Thursday, January 6, 2011

More with Poetry Moves

In the fall, I posted about poetry "moves." This is the phrase I use (borrowed from teacher/author/poet Joseph Tsujimoto) for poetic techniques that make poems enjoyable to read.

I'm talking about moves constantly while I'm reading poems with my fourth grade students. My goal is to get them to notice how poets use moves so that they can incorporate moves into poems they write themselves.

When we talk about writing poems and using moves, I'll generally zoom in on one or two moves. They're young so I don't want them worrying about trying too many things. I don't want their poems to sound forced. By focusing on one or two, I think their poems become infinitely more pleasurable to read.
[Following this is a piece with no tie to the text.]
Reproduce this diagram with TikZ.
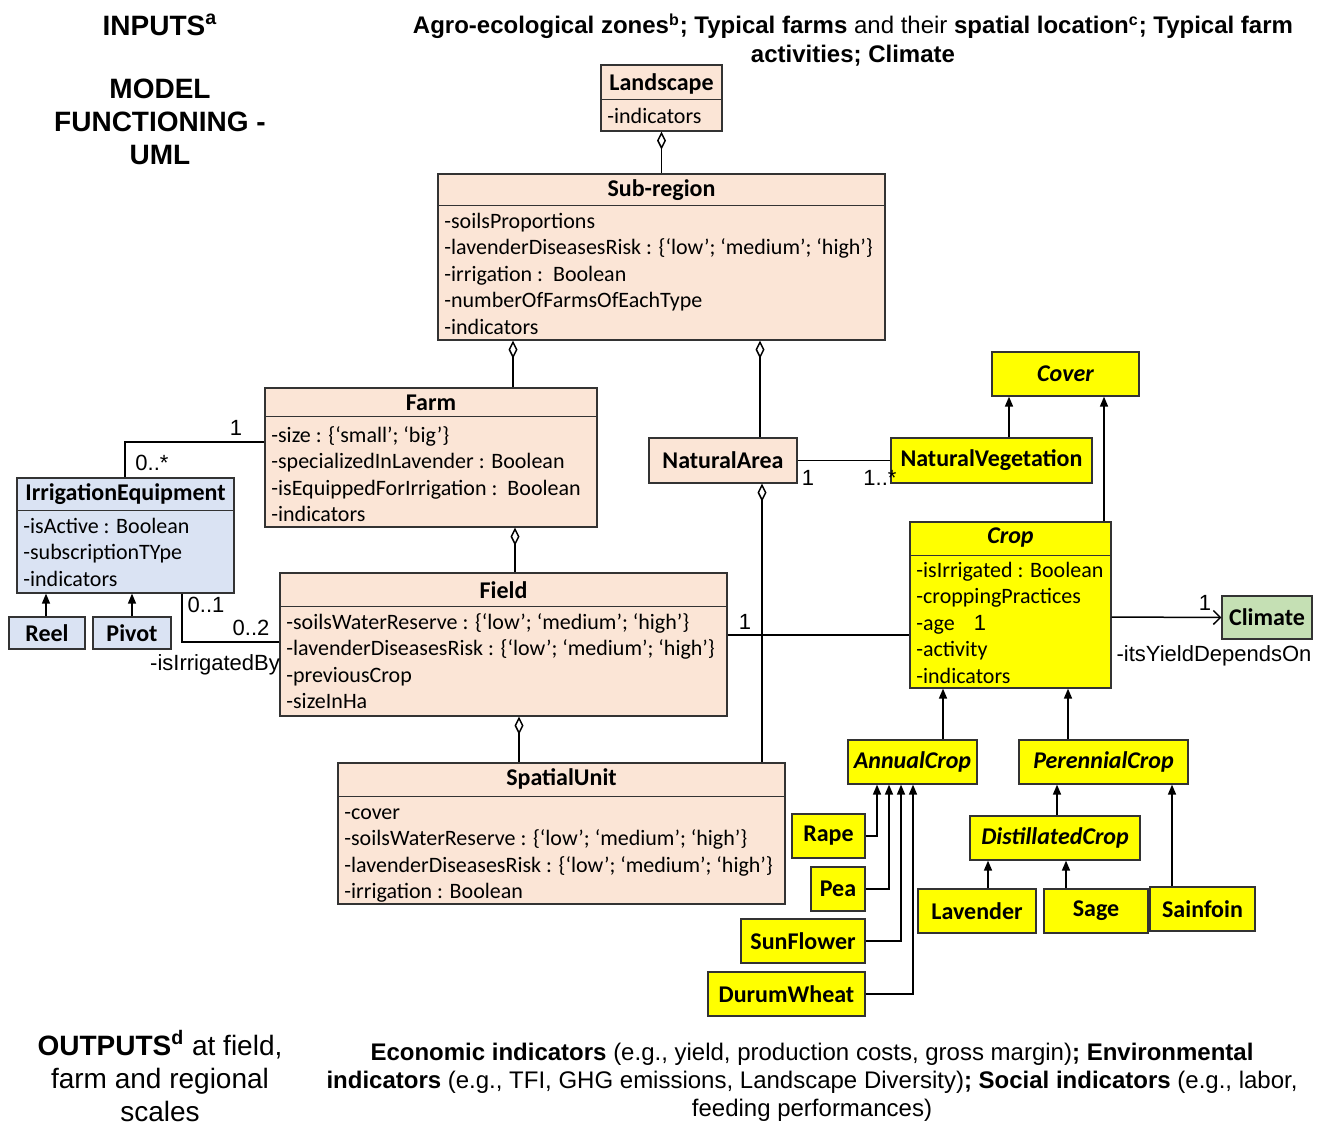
\documentclass[tikz,border=0pt]{standalone}
\usepackage{fontspec}
\setmainfont{Carlito}
\newfontfamily\arialfont{Liberation Sans}
\usetikzlibrary{shapes,arrows.meta,positioning,calc,fit}

\definecolor{peach}{RGB}{251,229,214}
\definecolor{paleblue}{RGB}{218,227,243}
\definecolor{cropyellow}{RGB}{255,255,0}
\definecolor{palegreen}{RGB}{197,224,180}

\tikzstyle{cls} = [draw=black!80, line width=0.6pt, inner sep=0pt]
\tikzstyle{hdr} = [inner sep=0pt, font=\fontsize{12}{14}\selectfont\bfseries]
\tikzstyle{attr} = [inner sep=0pt, anchor=base west, font=\fontsize{11}{13}\selectfont]
\tikzstyle{lbl} = [inner sep=0pt, font=\arialfont\fontsize{11}{13}\selectfont]
\tikzstyle{agg} = [{Diamond[open,length=9pt,width=4.5pt]}-, line width=0.75pt]
\tikzstyle{gen} = [-{Triangle[length=5pt,width=4pt]}, line width=0.75pt]
\tikzstyle{dep} = [-{Straight Barb[length=3.5pt,width=7pt]}, line width=0.75pt]
\tikzstyle{assoc} = [line width=0.75pt]

\begin{document}
\begin{tikzpicture}[x=0.5pt, y=-0.5pt]
\useasboundingbox (0,0) rectangle (1323,1126);

\node[font=\arialfont\bfseries\fontsize{14}{16.5}\selectfont] (inputs) at (160,25) {INPUTS\textsuperscript{a}};
\node[align=center, font=\arialfont\bfseries\fontsize{14}{16.5}\selectfont] (model) at (160,122) {MODEL\\FUNCTIONING -\\UML};
\node[align=center, font=\arialfont\fontsize{12}{14.5}\selectfont] (inputs-txt) at (853,40)
  {\textbf{Agro-ecological zones}\textsuperscript{\textbf{b}}\textbf{; Typical farms} and their \textbf{spatial location}\textsuperscript{\textbf{c}}\textbf{; Typical farm}\\\textbf{activities; Climate}};
\node[align=center, font=\arialfont\fontsize{14}{16.5}\selectfont] (outputs) at (160,1076) {\textbf{OUTPUTS}\textsuperscript{\textbf{d}} at field,\\farm and regional\\scales};
\node[align=center, font=\arialfont\fontsize{12}{14}\selectfont] (outputs-txt) at (812,1082)
  {\textbf{Economic indicators} (e.g., yield, production costs, gross margin)\textbf{; Environmental}\\\textbf{indicators} (e.g., TFI, GHG emissions, Landscape Diversity)\textbf{; Social indicators} (e.g., labor,\\feeding performances)};

% landscape and sub-region
\node[cls, fill=peach, fit={(601,65) (722,131)}] (land) {};
\draw[draw=black!80] (land.west |- 0,99) -- (land.east |- 0,99);
\node[hdr] (land-t) at (661.5,84) {Landscape};
\node[attr] (land-1) at (607,123) {-indicators};

\node[cls, fill=peach, fit={(438,174) (885,340)}] (sub) {};
\draw[draw=black!80] (sub.west |- 0,205) -- (sub.east |- 0,205);
\node[hdr] (sub-t) at (661.5,190) {Sub-region};
\foreach \txt [count=\i] in {-soilsProportions, {-lavenderDiseasesRisk : \{‘low’; ‘medium’; ‘high’\}}, {-irrigation :\ \ Boolean}, -numberOfFarmsOfEachType, -indicators}
  \node[attr] (sub-\i) at (444,201.5+26.5*\i) {\txt};

% farm, field, spatial unit
\node[cls, fill=peach, fit={(265,388) (597,527)}] (frm) {};
\draw[draw=black!80] (frm.west |- 0,416) -- (frm.east |- 0,416);
\node[hdr] (frm-t) at (431,403) {Farm};
\foreach \txt [count=\i] in {{-size : \{‘small’; ‘big’\}}, {-specializedInLavender : Boolean}, {-isEquippedForIrrigation :\ \ Boolean}, -indicators}
  \node[attr] (frm-\i) at (271,415.5+26.5*\i) {\txt};

\node[cls, fill=peach, fit={(280,573) (727,716)}] (fld) {};
\draw[draw=black!80] (fld.west |- 0,606) -- (fld.east |- 0,606);
\node[hdr] (fld-t) at (503.5,590) {Field};
\foreach \txt [count=\i] in {{-soilsWaterReserve : \{‘low’; ‘medium’; ‘high’\}}, {-lavenderDiseasesRisk : \{‘low’; ‘medium’; ‘high’\}}, -previousCrop, -sizeInHa}
  \node[attr] (fld-\i) at (286,602.5+26.5*\i) {\txt};

\node[cls, fill=peach, fit={(338,763) (785,904)}] (spu) {};
\draw[draw=black!80] (spu.west |- 0,796) -- (spu.east |- 0,796);
\node[hdr] (spu-t) at (561.5,779) {SpatialUnit};
\foreach \txt [count=\i] in {-cover, {-soilsWaterReserve : \{‘low’; ‘medium’; ‘high’\}}, {-lavenderDiseasesRisk : \{‘low’; ‘medium’; ‘high’\}}, {-irrigation : Boolean}}
  \node[attr] (spu-\i) at (344,792.5+26.5*\i) {\txt};

\node[cls, fill=peach, fit={(649,438) (797,483)}] (nat) {};
\node[hdr] (nat-t) at (nat.center) {NaturalArea};

% irrigation
\node[cls, fill=paleblue, fit={(17,478) (234,593)}] (irr) {};
\draw[draw=black!80] (irr.west |- 0,510) -- (irr.east |- 0,510);
\node[hdr] (irr-t) at (125.5,494) {IrrigationEquipment};
\foreach \txt [count=\i] in {{-isActive : Boolean}, -subscriptionTYpe, -indicators}
  \node[attr] (irr-\i) at (23,506.5+26.5*\i) {\txt};
\node[cls, fill=paleblue, fit={(9,617) (85,649)}] (reel) {};
\node[hdr] (reel-t) at (reel.center) {Reel};
\node[cls, fill=paleblue, fit={(93,617) (171,649)}] (pivot) {};
\node[hdr] (pivot-t) at (pivot.center) {Pivot};

% crops
\node[cls, fill=cropyellow, fit={(891,438) (1092,483)}] (nveg) {};
\node[hdr] (nveg-t) at (nveg.center) {NaturalVegetation};
\node[cls, fill=cropyellow, fit={(992,352) (1139,396)}] (cov) {};
\node[hdr] (cov-t) at (cov.center) {\itshape Cover};
\node[cls, fill=cropyellow, fit={(910,522) (1111,688)}] (crop) {};
\draw[draw=black!80] (crop.west |- 0,555) -- (crop.east |- 0,555);
\node[hdr] (crop-t) at (1010.5,538) {\itshape Crop};
\foreach \txt [count=\i] in {{-isIrrigated : Boolean}, -croppingPractices, -age, -activity, -indicators}
  \node[attr] (crop-\i) at (916,550.5+26.5*\i) {\txt};
\node[lbl] (age-n) at (980,623) {1};
\node[cls, fill=palegreen, fit={(1222,596) (1312,639)}] (clim) {};
\node[hdr] (clim-t) at (clim.center) {Climate};

\node[cls, fill=cropyellow, fit={(848,740) (977,784)}] (ann) {};
\node[hdr] (ann-t) at (ann.center) {\itshape AnnualCrop};
\node[cls, fill=cropyellow, fit={(1019,740) (1188,784)}] (per) {};
\node[hdr] (per-t) at (per.center) {\itshape PerennialCrop};
\node[cls, fill=cropyellow, fit={(970,816) (1140,860)}] (dist) {};
\node[hdr] (dist-t) at (dist.center) {\itshape DistillatedCrop};
\node[cls, fill=cropyellow, fit={(792,814) (865,858)}] (rape) {};
\node[hdr] (rape-t) at (rape.center) {Rape};
\node[cls, fill=cropyellow, fit={(811,867) (865,911)}] (pea) {};
\node[hdr] (pea-t) at (pea.center) {Pea};
\node[cls, fill=cropyellow, fit={(741,919) (865,963)}] (sun) {};
\node[hdr] (sun-t) at (sun.center) {SunFlower};
\node[cls, fill=cropyellow, fit={(708,972) (865,1016)}] (durum) {};
\node[hdr] (durum-t) at (durum.center) {DurumWheat};
\node[cls, fill=cropyellow, fit={(918,889) (1036,933)}] (lav) {};
\node[hdr] (lav-t) at (lav.center) {Lavender};
\node[cls, fill=cropyellow, fit={(1044,889) (1148,933)}] (sage) {};
\node[hdr] (sage-t) at (sage.center) {Sage};
\node[cls, fill=cropyellow, fit={(1150,887) (1255,931)}] (sain) {};
\node[hdr] (sain-t) at (sain.center) {Sainfoin};

% aggregations
\draw[agg] (land.south) -- (sub.north);
\draw[agg] (sub.south -| 513,0) -- (frm.north -| 513,0);
\draw[agg] (sub.south -| 760,0) -- (nat.north -| 760,0);
\draw[agg] (frm.south -| 515,0) -- (fld.north -| 515,0);
\draw[agg] (fld.south -| 519,0) -- (spu.north -| 519,0);
\draw[agg] (nat.south -| 762,0) -- (spu.north -| 762,0);

% associations
\draw[assoc] (irr.north -| 125,0) |- (frm.west |- 0,442);
\draw[assoc] (irr.south -| 182,0) |- (fld.west |- 0,642);
\draw[assoc] (nat.east) -- (nveg.west);
\draw[assoc] (fld.east |- 0,635) -- (crop.west |- 0,635);
\draw[dep] (crop.east |- 0,617) -- (clim.west);
\node[lbl] (m1) at (236,428) {1};
\node[lbl] (m2) at (152,463) {0..*};
\node[lbl] (m3) at (206,605) {0..1};
\node[lbl] (m4) at (251,628) {0..2};
\node[lbl] (role1) at (215,665) {-isIrrigatedBy};
\node[lbl] (m5) at (808,478) {1};
\node[lbl] (m6) at (880,478) {1..*};
\node[lbl] (m7) at (745,622) {1};
\node[lbl] (m8) at (1205,603) {1};
\node[lbl] (role2) at (1214,656) {-itsYieldDependsOn};

% generalizations
\draw[gen] (reel.north -| 46,0) -- (irr.south -| 46,0);
\draw[gen] (pivot.north -| 132,0) -- (irr.south -| 132,0);
\draw[gen] (nveg.north -| 1009,0) -- (cov.south -| 1009,0);
\draw[gen] (crop.north -| 1104,0) -- (cov.south -| 1104,0);
\draw[gen] (ann.north -| 943,0) -- (crop.south -| 943,0);
\draw[gen] (per.north -| 1068,0) -- (crop.south -| 1068,0);
\draw[gen] (dist.north -| 1057,0) -- (per.south -| 1057,0);
\draw[gen] (sain.north -| 1172,0) -- (per.south -| 1172,0);
\draw[gen] (lav.north -| 988,0) -- (dist.south -| 988,0);
\draw[gen] (sage.north -| 1066,0) -- (dist.south -| 1066,0);
\draw[gen] (rape.east) -| (ann.south -| 877,0);
\draw[gen] (pea.east) -| (ann.south -| 889,0);
\draw[gen] (sun.east) -| (ann.south -| 901,0);
\draw[gen] (durum.east) -| (ann.south -| 913,0);
\end{tikzpicture}
\end{document}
Another thing that helps is a model--we do a lot of patterning. I find a poem I like that I think they'll like AND that exhibits the move I want them to practice. We read and discuss it and then I basically say: "Write like that."

And for the most part it works.

This week we read "Things to Do If You are the Sun" by Bobbi Katz. This poem appears in one of my favorite anthologies: Falling Down the Page. (If you want to read more "Things to Do..." poems and read more about Bobbi Katz, check out this post by Elaine Magliaro at Wild Rose Reader. Elaine regularly posts her own "Things to Do..." poems and, like Ms. Katz's, hers are terrific!)

I can't find a published version of the Sun poem, but here are a couple of lines from "Things to Do if You Are the Subway," that Elaine shares the aforementioned post:

Pretend you are a dragon.
Live in underground caves.
Roar about underneath the city.

The moves I wanted students to practice with this kind of poem are: Surprise and Personification. When I say "surprise" what I'm really talking about is getting my students to write lines that are unexpected, lines that make me think "Wow, I never would have thought of that myself." As far as personification goes, I think these types of poems are great vehicles for bringing inanimate objects to life. 

One final note--this poem is a great example of a "list poem"(also called "catalog poems"), which are one of my favorites to read and have students write. I'll have to post more on these at a later date, I think.

I will say, in a final final note, that this writing activity provided one of the few instances where I wish I taught secondary school. I think older students could come up with much more poetic and creative lines for "Things to Do..." poems than my students have so far. We're still working on it, though, and maybe they'll surprise me. They've been known to do that. If they turn out, maybe I'll even share a few with you. And if you try them with your class, please let me know how it goes.